··· SUPPLIED MATERIAL ···
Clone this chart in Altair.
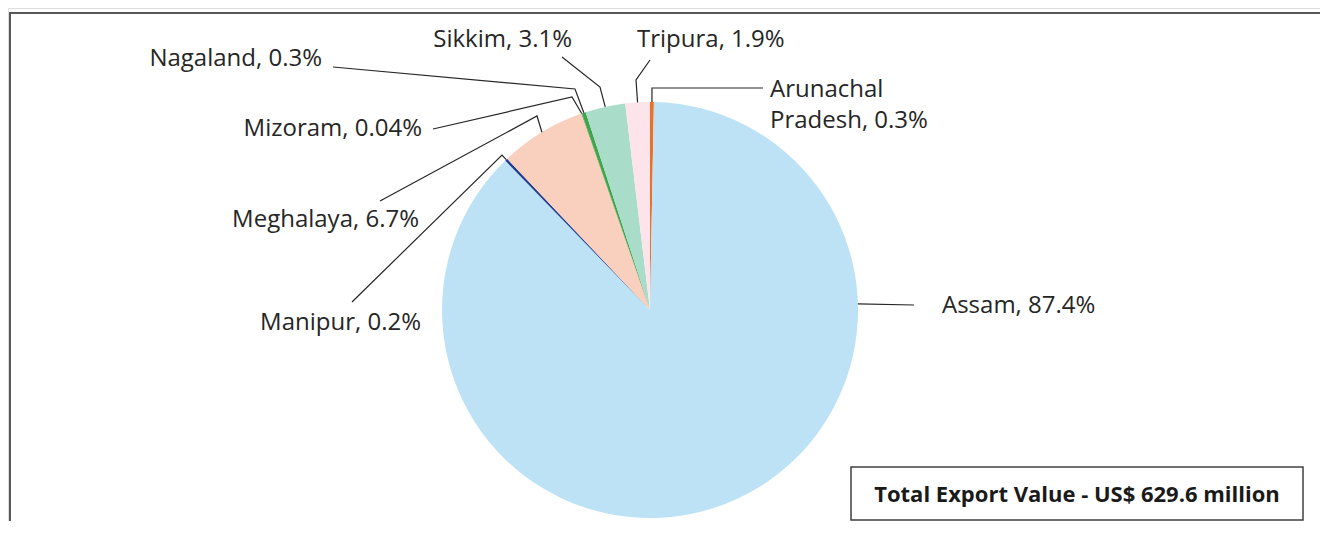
import math
import altair as alt
import pandas as pd

# ---- data ----
states = ["Arunachal Pradesh", "Assam", "Manipur", "Meghalaya", "Mizoram",
          "Nagaland", "Sikkim", "Tripura"]
shares = [0.3, 87.4, 0.2, 6.7, 0.04, 0.3, 3.1, 1.9]
label_lines = [["Arunachal", "Pradesh, 0.3%"], ["Assam, 87.4%"], ["Manipur, 0.2%"],
               ["Meghalaya, 6.7%"], ["Mizoram, 0.04%"], ["Nagaland, 0.3%"],
               ["Sikkim, 3.1%"], ["Tripura, 1.9%"]]
colors = ["#E8712B", "#BDE2F6", "#233C8E", "#F9CFBD", "#2E7D32", "#3BA64A",
          "#A9DCC9", "#FDE4EA"]
total_text = "Total Export Value - US$ 629.6 million"

# ---- label layout (annotation placement, page pixel units) ----
CX, CY, R = 650, 310, 208
anchor_frac = [0.5, 0.277, 0.5, 0.5, 0.5, 0.5, 0.5, 0.5]
elbows = [(652, 88), None, (502, 155), (537, 116), (572, 97), (575, 89), (600, 87), (636, 80)]
line_ends = [(763, 88), (914, 305), (352, 302), (380, 201), (433, 129), (333, 67), (562, 57), (650, 60)]
text_pos = [(770, 97), (942, 313), (421, 330), (419, 227), (422, 136), (322, 66), (572, 47), (637, 47)]
text_align = ["left", "left", "right", "right", "right", "right", "right", "left"]
line_height = 31

W, H = 1312, 513
xs = alt.Scale(domain=[8, 8 + W], range=[0, W], nice=False, zero=False)
ys = alt.Scale(domain=[8, 8 + H], range=[0, H], nice=False, zero=False)

pie_df = pd.DataFrame({"state": states, "share": shares, "idx": list(range(len(states)))})

total = sum(shares)
cum = 0.0
line_rows = []
text_rows = []
for i, s in enumerate(shares):
    ang = (cum + s * anchor_frac[i]) / total * 2 * math.pi
    cum += s
    sx = CX + R * math.sin(ang)
    sy = CY - R * math.cos(ang)
    pts = [(sx, sy)]
    if elbows[i] is not None:
        pts.append(elbows[i])
    pts.append(line_ends[i])
    for k, (px, py) in enumerate(pts):
        line_rows.append({"state": states[i], "seq": k, "x": px, "y": py})
    tx, ty = text_pos[i]
    for j, t in enumerate(label_lines[i]):
        text_rows.append({"state": states[i], "x": tx, "y": ty + j * line_height,
                          "text": t, "align": text_align[i]})

lines_df = pd.DataFrame(line_rows)
text_df = pd.DataFrame(text_rows)

FONT = "Open Sans"
FS = 24

pie = alt.Chart(pie_df).mark_arc(radius=R).encode(
    theta=alt.Theta("share:Q", stack=True),
    order=alt.Order("idx:Q"),
    color=alt.Color("state:N", scale=alt.Scale(domain=states, range=colors), legend=None),
    x=alt.value(CX - 8),
    y=alt.value(CY - 8),
)

leaders = alt.Chart(lines_df).mark_line(color="#262626", strokeWidth=1.2).encode(
    x=alt.X("x:Q", scale=xs, axis=None),
    y=alt.Y("y:Q", scale=ys, axis=None),
    detail="state:N",
    order="seq:Q",
)

left_txt = alt.Chart(text_df[text_df["align"] == "left"]).mark_text(
    align="left", baseline="alphabetic", font=FONT, fontSize=FS, color="#262626"
).encode(x=alt.X("x:Q", scale=xs, axis=None), y=alt.Y("y:Q", scale=ys, axis=None), text="text:N")

right_txt = alt.Chart(text_df[text_df["align"] == "right"]).mark_text(
    align="right", baseline="alphabetic", font=FONT, fontSize=FS, color="#262626"
).encode(x=alt.X("x:Q", scale=xs, axis=None), y=alt.Y("y:Q", scale=ys, axis=None), text="text:N")

box_df = pd.DataFrame({"x": [851], "x2": [1303], "y": [467], "y2": [520]})
box = alt.Chart(box_df).mark_rect(fill="white", stroke="#404040", strokeWidth=1.5).encode(
    x=alt.X("x:Q", scale=xs, axis=None), x2="x2:Q",
    y=alt.Y("y:Q", scale=ys, axis=None), y2="y2:Q",
)
box_txt_df = pd.DataFrame({"x": [1077], "y": [502], "text": [total_text]})
box_txt = alt.Chart(box_txt_df).mark_text(
    align="center", baseline="alphabetic", font=FONT, fontSize=22, fontWeight="bold", color="#1a1a1a"
).encode(x=alt.X("x:Q", scale=xs, axis=None), y=alt.Y("y:Q", scale=ys, axis=None), text="text:N")

frame_df = pd.DataFrame({"x": [10], "x2": [1340], "y": [13], "y2": [560]})
frame = alt.Chart(frame_df).mark_rect(fill="white", stroke="#595959", strokeWidth=2).encode(
    x=alt.X("x:Q", scale=xs, axis=None), x2="x2:Q",
    y=alt.Y("y:Q", scale=ys, axis=None), y2="y2:Q",
)

chart = alt.layer(frame, pie, leaders, left_txt, right_txt, box, box_txt).properties(
    width=W, height=H, autosize="none", padding=0
).configure_view(stroke=None).configure(background="white")

chart.save("out.html", embed_options={"renderer": "svg", "actions": False})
···
TASK TO COMPLETE:
Write the full listing out again with every line unchanged, but include no pictures.

WRITTEN SOLUTION:
Clone this chart in Altair.
import math
import altair as alt
import pandas as pd

# ---- data ----
states = ["Arunachal Pradesh", "Assam", "Manipur", "Meghalaya", "Mizoram",
          "Nagaland", "Sikkim", "Tripura"]
shares = [0.3, 87.4, 0.2, 6.7, 0.04, 0.3, 3.1, 1.9]
label_lines = [["Arunachal", "Pradesh, 0.3%"], ["Assam, 87.4%"], ["Manipur, 0.2%"],
               ["Meghalaya, 6.7%"], ["Mizoram, 0.04%"], ["Nagaland, 0.3%"],
               ["Sikkim, 3.1%"], ["Tripura, 1.9%"]]
colors = ["#E8712B", "#BDE2F6", "#233C8E", "#F9CFBD", "#2E7D32", "#3BA64A",
          "#A9DCC9", "#FDE4EA"]
total_text = "Total Export Value - US$ 629.6 million"

# ---- label layout (annotation placement, page pixel units) ----
CX, CY, R = 650, 310, 208
anchor_frac = [0.5, 0.277, 0.5, 0.5, 0.5, 0.5, 0.5, 0.5]
elbows = [(652, 88), None, (502, 155), (537, 116), (572, 97), (575, 89), (600, 87), (636, 80)]
line_ends = [(763, 88), (914, 305), (352, 302), (380, 201), (433, 129), (333, 67), (562, 57), (650, 60)]
text_pos = [(770, 97), (942, 313), (421, 330), (419, 227), (422, 136), (322, 66), (572, 47), (637, 47)]
text_align = ["left", "left", "right", "right", "right", "right", "right", "left"]
line_height = 31

W, H = 1312, 513
xs = alt.Scale(domain=[8, 8 + W], range=[0, W], nice=False, zero=False)
ys = alt.Scale(domain=[8, 8 + H], range=[0, H], nice=False, zero=False)

pie_df = pd.DataFrame({"state": states, "share": shares, "idx": list(range(len(states)))})

total = sum(shares)
cum = 0.0
line_rows = []
text_rows = []
for i, s in enumerate(shares):
    ang = (cum + s * anchor_frac[i]) / total * 2 * math.pi
    cum += s
    sx = CX + R * math.sin(ang)
    sy = CY - R * math.cos(ang)
    pts = [(sx, sy)]
    if elbows[i] is not None:
        pts.append(elbows[i])
    pts.append(line_ends[i])
    for k, (px, py) in enumerate(pts):
        line_rows.append({"state": states[i], "seq": k, "x": px, "y": py})
    tx, ty = text_pos[i]
    for j, t in enumerate(label_lines[i]):
        text_rows.append({"state": states[i], "x": tx, "y": ty + j * line_height,
                          "text": t, "align": text_align[i]})

lines_df = pd.DataFrame(line_rows)
text_df = pd.DataFrame(text_rows)

FONT = "Open Sans"
FS = 24

pie = alt.Chart(pie_df).mark_arc(radius=R).encode(
    theta=alt.Theta("share:Q", stack=True),
    order=alt.Order("idx:Q"),
    color=alt.Color("state:N", scale=alt.Scale(domain=states, range=colors), legend=None),
    x=alt.value(CX - 8),
    y=alt.value(CY - 8),
)

leaders = alt.Chart(lines_df).mark_line(color="#262626", strokeWidth=1.2).encode(
    x=alt.X("x:Q", scale=xs, axis=None),
    y=alt.Y("y:Q", scale=ys, axis=None),
    detail="state:N",
    order="seq:Q",
)

left_txt = alt.Chart(text_df[text_df["align"] == "left"]).mark_text(
    align="left", baseline="alphabetic", font=FONT, fontSize=FS, color="#262626"
).encode(x=alt.X("x:Q", scale=xs, axis=None), y=alt.Y("y:Q", scale=ys, axis=None), text="text:N")

right_txt = alt.Chart(text_df[text_df["align"] == "right"]).mark_text(
    align="right", baseline="alphabetic", font=FONT, fontSize=FS, color="#262626"
).encode(x=alt.X("x:Q", scale=xs, axis=None), y=alt.Y("y:Q", scale=ys, axis=None), text="text:N")

box_df = pd.DataFrame({"x": [851], "x2": [1303], "y": [467], "y2": [520]})
box = alt.Chart(box_df).mark_rect(fill="white", stroke="#404040", strokeWidth=1.5).encode(
    x=alt.X("x:Q", scale=xs, axis=None), x2="x2:Q",
    y=alt.Y("y:Q", scale=ys, axis=None), y2="y2:Q",
)
box_txt_df = pd.DataFrame({"x": [1077], "y": [502], "text": [total_text]})
box_txt = alt.Chart(box_txt_df).mark_text(
    align="center", baseline="alphabetic", font=FONT, fontSize=22, fontWeight="bold", color="#1a1a1a"
).encode(x=alt.X("x:Q", scale=xs, axis=None), y=alt.Y("y:Q", scale=ys, axis=None), text="text:N")

frame_df = pd.DataFrame({"x": [10], "x2": [1340], "y": [13], "y2": [560]})
frame = alt.Chart(frame_df).mark_rect(fill="white", stroke="#595959", strokeWidth=2).encode(
    x=alt.X("x:Q", scale=xs, axis=None), x2="x2:Q",
    y=alt.Y("y:Q", scale=ys, axis=None), y2="y2:Q",
)

chart = alt.layer(frame, pie, leaders, left_txt, right_txt, box, box_txt).properties(
    width=W, height=H, autosize="none", padding=0
).configure_view(stroke=None).configure(background="white")

chart.save("out.html", embed_options={"renderer": "svg", "actions": False})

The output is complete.